Chicago is the perfect backdrop for a cruise like this, as the Windy City has an incredibly rich gospel music history. Chicago was home to Thomas Dorsey, the legendary songwriter and composer who became known worldwide as the father of gospel music, thanks to classics like “Precious Lord, Take My Hand.” Chicago also can claim the one-and-only gospel icon and civil rights activist Mahalia Jackson, who actually was a long-time member of my grandfather’s Greater Salem Baptist Church on the South Side. (As a teenager, my dad Farnell had the privilege of accompanying her on piano during a church revival.)

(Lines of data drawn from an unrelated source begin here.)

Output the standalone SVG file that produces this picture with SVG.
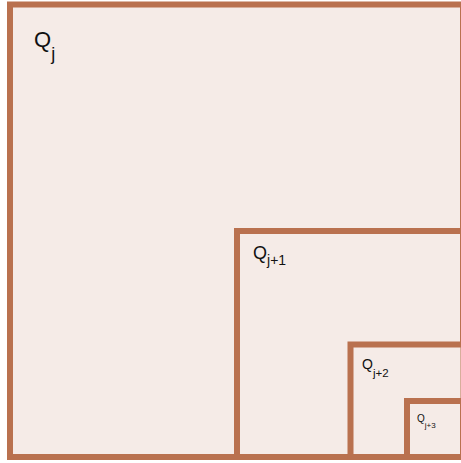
<svg xmlns="http://www.w3.org/2000/svg" width="461" height="463" viewBox="0 0 461 463">
<style>
.sq{fill:#f5ebe7;stroke:#b9714f;stroke-width:6}
.t{font-family:"Liberation Sans",Arial,sans-serif;fill:#111}
</style>
<rect x="0" y="0" width="461" height="463" fill="#ffffff"/>
<g id="Qj"><rect class="sq" x="10" y="4.5" width="453" height="452.5"/>
<text class="t" x="34" y="47" font-size="22">Q<tspan font-size="18" dy="13">j</tspan></text></g>
<g id="Qj1"><rect class="sq" x="237" y="231" width="226" height="226"/>
<text class="t" x="253" y="259" font-size="18">Q<tspan font-size="14" dy="6">j+1</tspan></text></g>
<g id="Qj2"><rect class="sq" x="350.5" y="344.5" width="113" height="112.5"/>
<text class="t" x="362" y="368.5" font-size="14">Q<tspan font-size="11.5" dy="8.5">j+2</tspan></text></g>
<g id="Qj3"><rect class="sq" x="407" y="401" width="56" height="56"/>
<text class="t" x="417" y="422" font-size="10">Q<tspan font-size="8" dy="6">j+3</tspan></text></g>
<g id="connectors"></g>
</svg>
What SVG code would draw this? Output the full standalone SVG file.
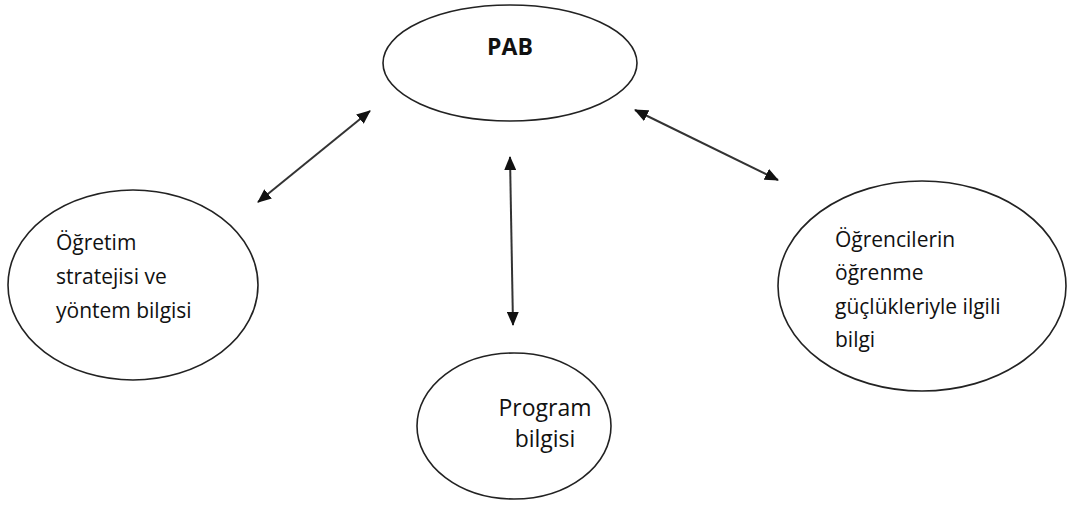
<svg xmlns="http://www.w3.org/2000/svg" width="1070" height="506" viewBox="0 0 1070 506">
<defs>
<style>
.node{fill:#fff;stroke:#222;stroke-width:1.6}
.t{font-family:"Open Sans","Liberation Sans",sans-serif;font-size:21px;fill:#111}
.b{font-weight:bold;font-size:23px}
.c{stroke:#333;stroke-width:2;fill:none;marker-start:url(#ah);marker-end:url(#ah)}
</style>
<marker id="ah" viewBox="0 0 14 12" refX="13" refY="6" markerWidth="14" markerHeight="12" markerUnits="userSpaceOnUse" orient="auto-start-reverse">
<path d="M0,0 L14,6 L0,12 Z" fill="#111"/>
</marker>
</defs>
<rect width="1070" height="506" fill="#fff"/>
<g id="connectors">
<line class="c" x1="258" y1="202" x2="370" y2="111"/>
<line class="c" x1="635" y1="110" x2="778" y2="180"/>
<line class="c" x1="510" y1="157" x2="513" y2="325"/>
</g>
<g id="pab">
<ellipse class="node" cx="510" cy="63" rx="127" ry="58"/>
<text class="t b" x="510" y="55" text-anchor="middle">PAB</text>
</g>
<g id="ogretim">
<ellipse class="node" cx="133" cy="285" rx="125" ry="95"/>
<text class="t" x="56" y="250">Öğretim</text>
<text class="t" x="56" y="284">stratejisi ve</text>
<text class="t" x="56" y="318">yöntem bilgisi</text>
</g>
<g id="ogrenciler">
<ellipse class="node" cx="922" cy="286" rx="144" ry="105"/>
<text class="t" x="835" y="247">Öğrencilerin</text>
<text class="t" x="835" y="280">öğrenme</text>
<text class="t" x="835" y="314">güçlükleriyle ilgili</text>
<text class="t" x="835" y="347">bilgi</text>
</g>
<g id="program">
<ellipse class="node" cx="514" cy="426" rx="97" ry="73"/>
<text class="t" x="545" y="416" text-anchor="middle" style="font-size:23px">Program</text>
<text class="t" x="545" y="447" text-anchor="middle" style="font-size:23px">bilgisi</text>
</g>
</svg>
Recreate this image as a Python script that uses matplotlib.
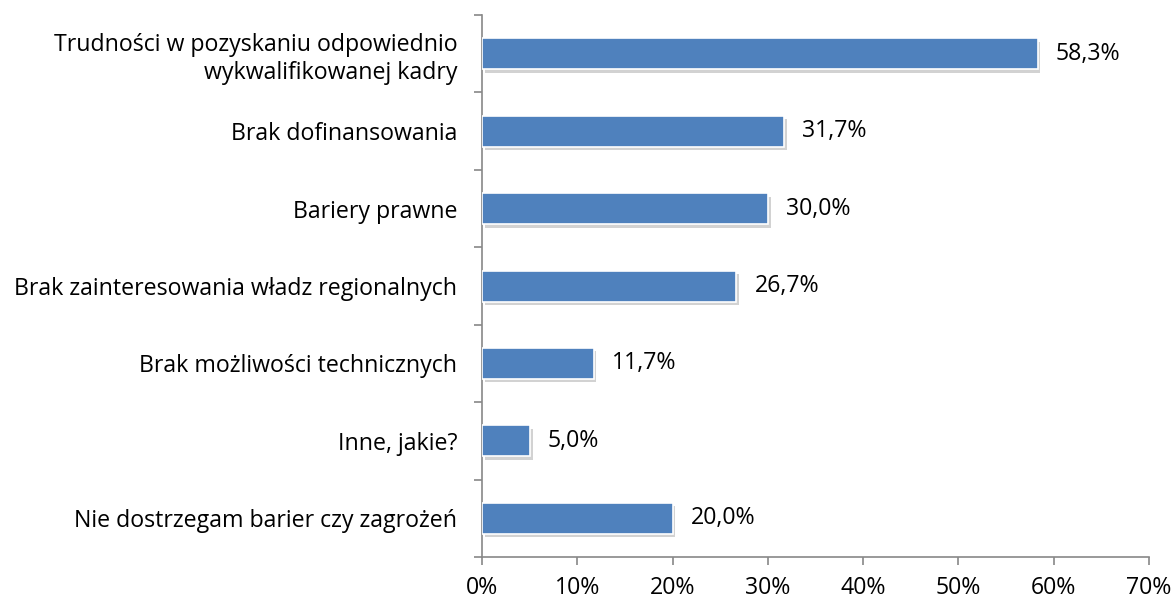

Growing up in Chicago, my sister and I were constantly treated to my dad’s gospel writing and playing, as he was the Minister of Music at the Oakdale Covenant Church for nearly 30 years. During that time, he recorded I’ve Found the Answer (1976) and Use Me Lord (1982) albums with Oakdale’s choirs and Farnell Jenkins and the Jesus Experience with two gospel musician friends. All these years later, the music and the message still sounds fresh.
That’s also probably why Ms. Rogers, Mr. Harper, and singers Marilyn Hearns and Stephanie Banks have proved so popular with Spirit of Chicago Gospel Lunch Cruise audiences for the past decade. Many of those who come have sung the same songs for decades at their own churches, making a Saturday out on Lake Michigan feel like old home week. Since many churches make food a centerpiece of their ministries, the fact you can leisurely enjoy a delicious lunch buffet while feeding your soul is a lovely thing. And even if you’ve never heard a single one of these tunes, start clapping and swaying and you’ll fit right in.
That’s what I love about gospel music: whether you’re filthy rich or dead broke, whether you make it to church each week or never go, it’s a great equalizer. Those who allow the music and the Spirit’s message to touch their hearts find themselves responding, regardless of age, social class or race. And you don’t have to be a Christian to feel it, either.
In fact, Rogers & the Chicago Spirituals are headed to Russia on Sept. 22, where they’ll spend three weeks working with four choirs across that country. With a full band in tow, they’ll play concert halls and in Russian churches. Says Mr. Harper: “They are thirsty for American art forms — jazz and gospel. We’re going to bring it as hard as we can.”